■ SUPPLIED ENTRIES ■
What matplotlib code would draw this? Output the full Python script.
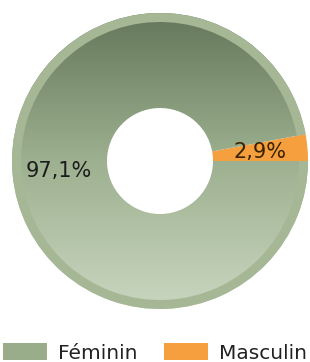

--

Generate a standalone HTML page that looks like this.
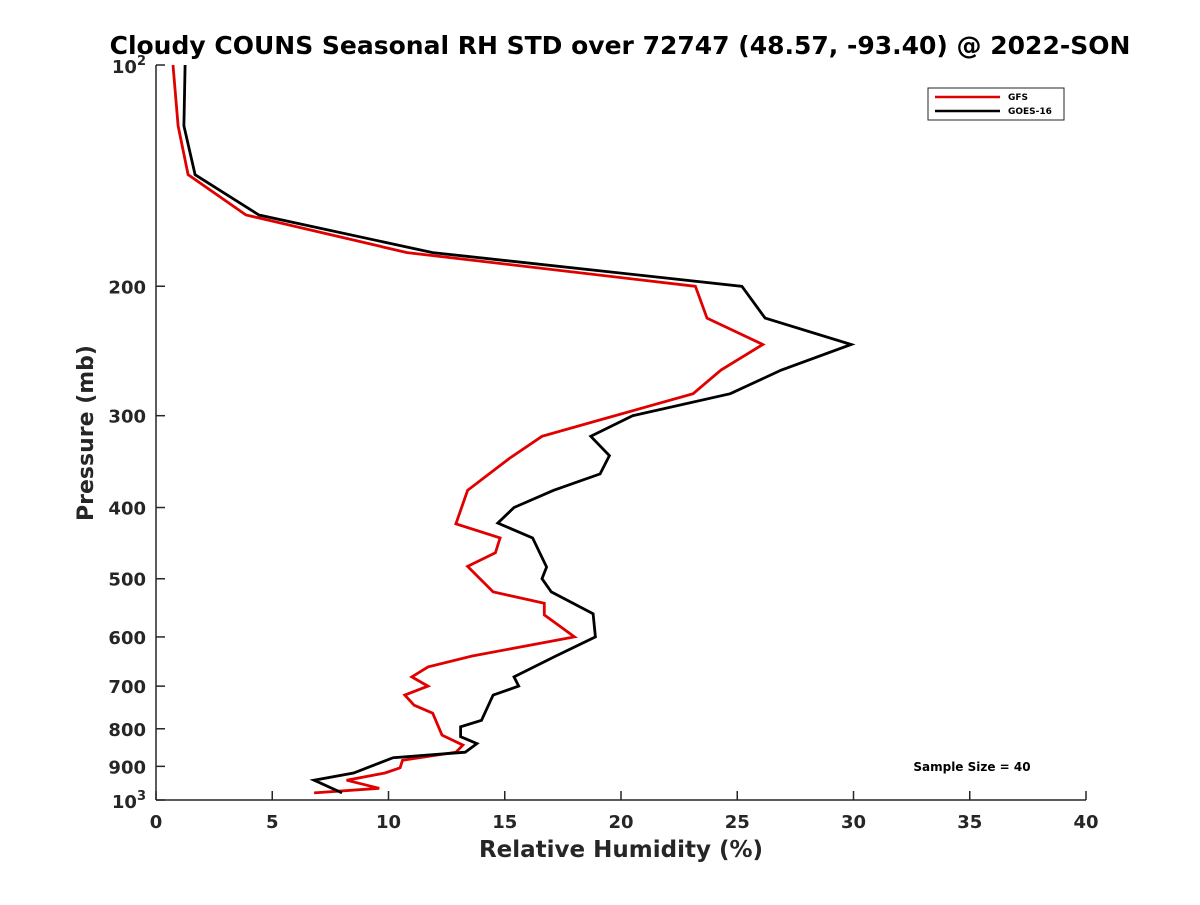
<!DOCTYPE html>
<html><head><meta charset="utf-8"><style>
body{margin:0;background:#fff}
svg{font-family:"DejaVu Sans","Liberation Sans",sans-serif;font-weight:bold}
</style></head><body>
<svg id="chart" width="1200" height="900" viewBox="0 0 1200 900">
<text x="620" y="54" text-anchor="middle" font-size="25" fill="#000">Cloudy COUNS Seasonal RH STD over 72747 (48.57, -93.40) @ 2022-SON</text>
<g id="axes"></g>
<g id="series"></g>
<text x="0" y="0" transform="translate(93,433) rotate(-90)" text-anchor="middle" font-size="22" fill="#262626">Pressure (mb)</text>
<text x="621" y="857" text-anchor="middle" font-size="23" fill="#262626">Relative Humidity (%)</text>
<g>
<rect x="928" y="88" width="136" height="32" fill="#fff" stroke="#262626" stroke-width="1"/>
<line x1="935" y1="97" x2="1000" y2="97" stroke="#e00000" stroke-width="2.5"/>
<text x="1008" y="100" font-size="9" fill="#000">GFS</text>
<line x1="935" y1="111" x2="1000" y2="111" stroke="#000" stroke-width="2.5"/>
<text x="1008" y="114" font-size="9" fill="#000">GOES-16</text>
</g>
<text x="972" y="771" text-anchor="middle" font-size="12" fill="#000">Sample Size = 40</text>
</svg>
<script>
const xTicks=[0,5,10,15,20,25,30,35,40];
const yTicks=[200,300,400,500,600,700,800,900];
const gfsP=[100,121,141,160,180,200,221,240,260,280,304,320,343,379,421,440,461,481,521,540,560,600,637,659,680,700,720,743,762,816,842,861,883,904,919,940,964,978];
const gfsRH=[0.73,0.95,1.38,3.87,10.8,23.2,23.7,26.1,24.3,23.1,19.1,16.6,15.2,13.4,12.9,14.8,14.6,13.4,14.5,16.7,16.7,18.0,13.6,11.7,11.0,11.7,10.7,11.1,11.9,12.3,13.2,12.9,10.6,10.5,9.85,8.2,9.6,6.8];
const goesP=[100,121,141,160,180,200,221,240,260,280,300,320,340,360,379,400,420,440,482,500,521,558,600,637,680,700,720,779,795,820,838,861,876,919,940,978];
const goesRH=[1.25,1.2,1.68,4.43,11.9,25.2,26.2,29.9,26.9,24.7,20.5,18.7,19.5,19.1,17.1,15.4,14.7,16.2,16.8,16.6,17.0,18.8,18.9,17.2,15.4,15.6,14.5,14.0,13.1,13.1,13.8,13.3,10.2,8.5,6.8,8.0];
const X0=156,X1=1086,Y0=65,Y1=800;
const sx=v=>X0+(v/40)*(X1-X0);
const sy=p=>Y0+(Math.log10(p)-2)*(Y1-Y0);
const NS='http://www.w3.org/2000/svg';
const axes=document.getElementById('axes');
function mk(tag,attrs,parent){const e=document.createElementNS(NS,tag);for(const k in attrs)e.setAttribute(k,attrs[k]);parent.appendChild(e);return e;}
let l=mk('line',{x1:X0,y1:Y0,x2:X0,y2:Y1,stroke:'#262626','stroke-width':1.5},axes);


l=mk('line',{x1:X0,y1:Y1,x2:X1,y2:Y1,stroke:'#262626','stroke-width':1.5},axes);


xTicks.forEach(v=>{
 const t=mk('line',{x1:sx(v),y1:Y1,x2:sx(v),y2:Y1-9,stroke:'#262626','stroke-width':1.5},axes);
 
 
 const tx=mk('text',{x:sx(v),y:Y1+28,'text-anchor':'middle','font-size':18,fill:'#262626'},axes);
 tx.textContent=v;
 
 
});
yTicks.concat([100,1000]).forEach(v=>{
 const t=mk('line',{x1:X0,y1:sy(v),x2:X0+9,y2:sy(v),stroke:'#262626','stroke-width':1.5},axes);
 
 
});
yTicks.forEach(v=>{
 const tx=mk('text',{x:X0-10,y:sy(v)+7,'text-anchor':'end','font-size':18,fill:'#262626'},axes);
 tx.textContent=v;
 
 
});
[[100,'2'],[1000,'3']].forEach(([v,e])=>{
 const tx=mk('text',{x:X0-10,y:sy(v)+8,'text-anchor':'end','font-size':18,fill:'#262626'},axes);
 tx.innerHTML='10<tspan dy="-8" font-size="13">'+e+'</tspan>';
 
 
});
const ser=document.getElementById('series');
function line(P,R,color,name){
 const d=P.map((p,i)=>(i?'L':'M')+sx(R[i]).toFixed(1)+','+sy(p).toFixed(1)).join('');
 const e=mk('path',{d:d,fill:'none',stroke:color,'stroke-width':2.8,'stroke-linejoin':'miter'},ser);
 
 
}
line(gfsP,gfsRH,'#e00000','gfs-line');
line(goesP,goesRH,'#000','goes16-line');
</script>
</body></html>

■ WHAT THE TASK REQUIRES ■
In the material above, find the lines that contain "script" and show them.

■ FULL OUTPUT ■
What matplotlib code would draw this? Output the full Python script.
<script>
</script>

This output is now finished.